When we can connect with our body sensations and experience how our own thoughts generate our experience, we can become more aware of our impact to ourselves and then others.

When we can connect with our thoughts and feel our body responds to those thoughts, we can become more aware that we are choosing, not someone else, how to think and become more conscientious of how to think better.

When we see the fallacy in soliciting others to blame for the way that we choose to think, we can change.

When it matters to us how we feel, and that how we think is directly correlated to how we feel and what emotions we experience as a result of what we think, we naturally become more responsible.
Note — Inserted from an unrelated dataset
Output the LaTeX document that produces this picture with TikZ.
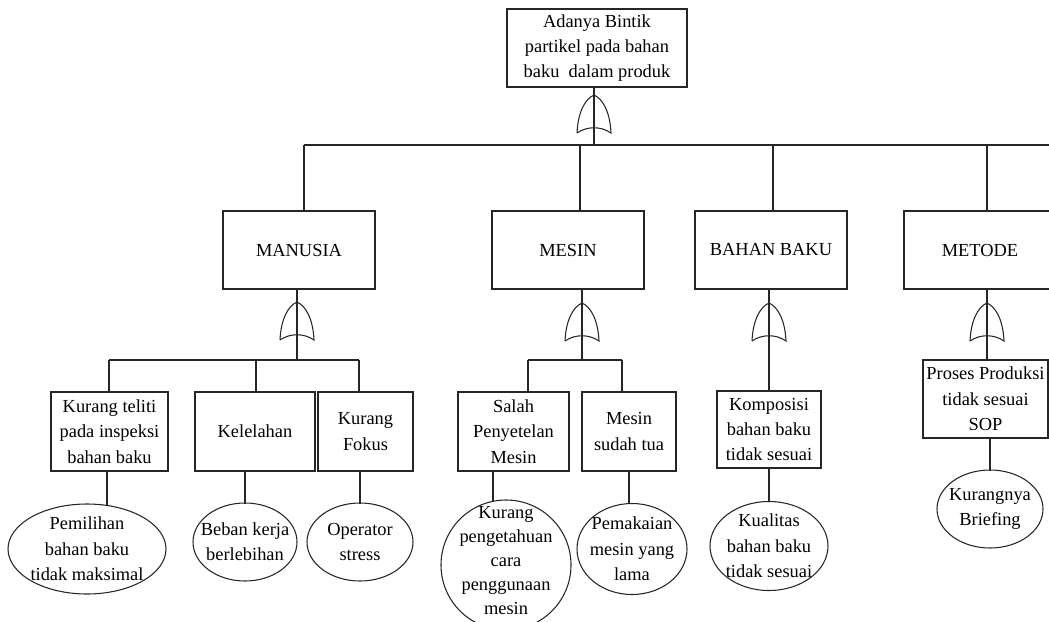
\documentclass[tikz,border=0pt]{standalone}
\usepackage{fontspec}
\setmainfont{Liberation Serif}
\usetikzlibrary{shapes.geometric}
\tikzset{
  base/.style={font=\fontsize{13.8}{19}\selectfont, align=center, inner sep=0pt, text=black},
  rect/.style={base, rectangle, draw=black!85, line width=0.8pt},
  cat/.style={rect, minimum width=114pt, minimum height=58.5pt},
  leaf/.style={rect, minimum height=59.25pt},
  oval/.style={ellipse, draw=black!85, line width=0.8pt, inner sep=0pt},
  lbl/.style={base},
  conn/.style={draw=black!85, line width=0.8pt},
  toell/.style={conn, shorten >=-1pt},
  gateline/.style={draw=black!85, line width=0.8pt},
  orgate/.pic={
    \path[gateline] (-17,0) .. controls (-16,-21) and (-9,-34) .. (0,-38)
      .. controls (9,-34) and (16,-21) .. (17,0)
      .. controls (7,-7) and (-7,-7) .. (-17,0);
  }
}
\begin{document}
\begin{tikzpicture}[x=0.75pt,y=-0.75pt]
\useasboundingbox (0,0) rectangle (1049,621);
\clip (0,0) rectangle (1049,621);

% top event
\node[rect, minimum width=135pt, minimum height=58.5pt] (top) at (597,48)
  {Adanya Bintik\\partikel pada bahan\\baku~ dalam produk};

% category events
\node[cat] (man) at (299,250) {MANUSIA};
\node[cat] (mes) at (568,250) {MESIN};
\node[cat] (bah) at (771,250) {BAHAN BAKU};
\node[cat] (met) at (980,250) {METODE};

% basic causes
\node[leaf, minimum width=87.75pt] (kt) at (109.5,431.5) {Kurang teliti\\pada inspeksi\\bahan baku};
\node[leaf, minimum width=90pt] (kel) at (255,431.5) {Kelelahan};
\node[leaf, minimum width=71.25pt] (kf) at (365.5,431.5) {Kurang\\Fokus};
\node[leaf, minimum width=83.25pt] (sal) at (513.5,431.5) {Salah\\Penyetelan\\Mesin};
\node[leaf, minimum width=70.5pt] (mst) at (629,431.5) {Mesin\\sudah tua};
\node[rect, minimum width=78pt, minimum height=57.75pt] (kom) at (769,429.5) {Komposisi\\bahan baku\\tidak sesuai};
\node[rect, minimum width=93.75pt, minimum height=58.5pt] (pro) at (985.5,399) {Proses Produksi\\tidak sesuai\\SOP};

% root causes (ellipses with their labels)
\node[oval, minimum width=118.5pt, minimum height=67.5pt] (pem) at (87,549) {};
\node[lbl] (pem-t) at (pem) {Pemilihan\\bahan baku\\tidak maksimal};
\node[oval, minimum width=78pt, minimum height=58.5pt] (beb) at (245,542) {};
\node[lbl] (beb-t) at (beb) {Beban kerja\\berlebihan};
\node[oval, minimum width=79.5pt, minimum height=58.5pt] (ops) at (360,542) {};
\node[lbl] (ops-t) at (ops) {Operator\\stress};
\node[oval, minimum width=97.5pt, minimum height=97.5pt] (kp) at (506,565) {};
\node[lbl, font=\fontsize{13.8}{18}\selectfont] (kp-t) at (506,561) {Kurang\\pengetahuan\\cara\\penggunaan\\mesin};
\node[oval, minimum width=82.5pt, minimum height=68.25pt] (pmk) at (632,549) {};
\node[lbl] (pmk-t) at (pmk) {Pemakaian\\mesin yang\\lama};
\node[oval, minimum width=88.5pt, minimum height=66.75pt] (kua) at (769,546) {};
\node[lbl] (kua-t) at (kua) {Kualitas\\bahan baku\\tidak sesuai};
\node[oval, minimum width=79.5pt, minimum height=58.5pt] (brf) at (990,509) {};
\node[lbl] (brf-t) at (brf) {Kurangnya\\Briefing};

% top OR gate and first-level bus
\coordinate (gTop) at (594,133);
\coordinate (busL) at (304,145);
\coordinate (busR) at (1049,145);
\coordinate (dMes) at (580,145);
\coordinate (dBah) at (773,145);
\coordinate (dMet) at (987,145);
\pic at (gTop) {orgate};
\draw[conn] (top.south -| gTop) -- (gTop |- busL);
\draw[conn] (busL) -- (busR);
\draw[conn] (busL) -- (busL |- man.north);
\draw[conn] (dMes) -- (dMes |- mes.north);
\draw[conn] (dBah) -- (dBah |- bah.north);
\draw[conn] (dMet) -- (dMet |- met.north);

% MANUSIA branch
\coordinate (gMan) at (297,340);
\coordinate (bManL) at (109,360);
\coordinate (bKel) at (256,360);
\coordinate (bManR) at (359,360);
\pic at (gMan) {orgate};
\draw[conn] (man.south -| gMan) -- (gMan |- bManL);
\draw[conn] (bManL) -- (bManR);
\draw[conn] (bManL) -- (bManL |- kt.north);
\draw[conn] (bKel) -- (bKel |- kel.north);
\draw[conn] (bManR) -- (bManR |- kf.north);

% MESIN branch
\coordinate (gMes) at (582,341);
\coordinate (bMesL) at (528,360);
\coordinate (bMesR) at (622,360);
\pic at (gMes) {orgate};
\draw[conn] (mes.south -| gMes) -- (gMes |- bMesL);
\draw[conn] (bMesL) -- (bMesR);
\draw[conn] (bMesL) -- (bMesL |- sal.north);
\draw[conn] (bMesR) -- (bMesR |- mst.north);

% BAHAN BAKU branch
\coordinate (gBah) at (769,341);
\pic at (gBah) {orgate};
\draw[conn] (bah.south -| gBah) -- (gBah |- kom.north);

% METODE branch
\coordinate (gMet) at (987,341);
\pic at (gMet) {orgate};
\draw[conn] (met.south -| gMet) -- (gMet |- pro.north);

% links from basic causes to root causes
\coordinate (cKt) at (107,471);
\coordinate (cSal) at (493,471);
\draw[toell] (cKt) -- (cKt |- pem.north);
\draw[toell] (beb.north |- kel.south) -- (beb.north);
\draw[toell] (ops.north |- kf.south) -- (ops.north);
\draw[toell] (cSal) -- (cSal |- kp.north);
\draw[toell] (mst.south) -- (mst.south |- pmk.north);
\draw[toell] (kom.south) -- (kua.north);
\draw[toell] (brf.north |- pro.south) -- (brf.north);
\end{tikzpicture}
\end{document}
And we will watch others be in different stages of this “knowing” which may push our buttons to go deeper into the “why” of our experience to purify our minds more so as to think more purely, more lovingly, more clearly, more reasonably, more comprehensively, more (w)holistically.

It isn’t about changing the way others think or perceive. It is about feeling good in our experience of being. And to feel safe enough to let go of the mind, to “know” the limitations of this tool so as to be present to our experience in a wholistic way, is truly living.

Our “mind-less-ness” is really full of the stuff that we think matters. And when we watch how we allow our mind to continue to place stuff in between each other, convictions about life that we haven’t even challenged against our own “knowing” within (which would give us peace), we short change our life.

We choose breadcrumbs over the loaf of bread that we all are given to sustain us individually and seek each other for nourishment instead of our own self-regenerative intimacy within.

The way in which we think, and the quality of those thoughts matter. Until they don’t.

And since we are all impacted by each other’s thought choices, please choose well.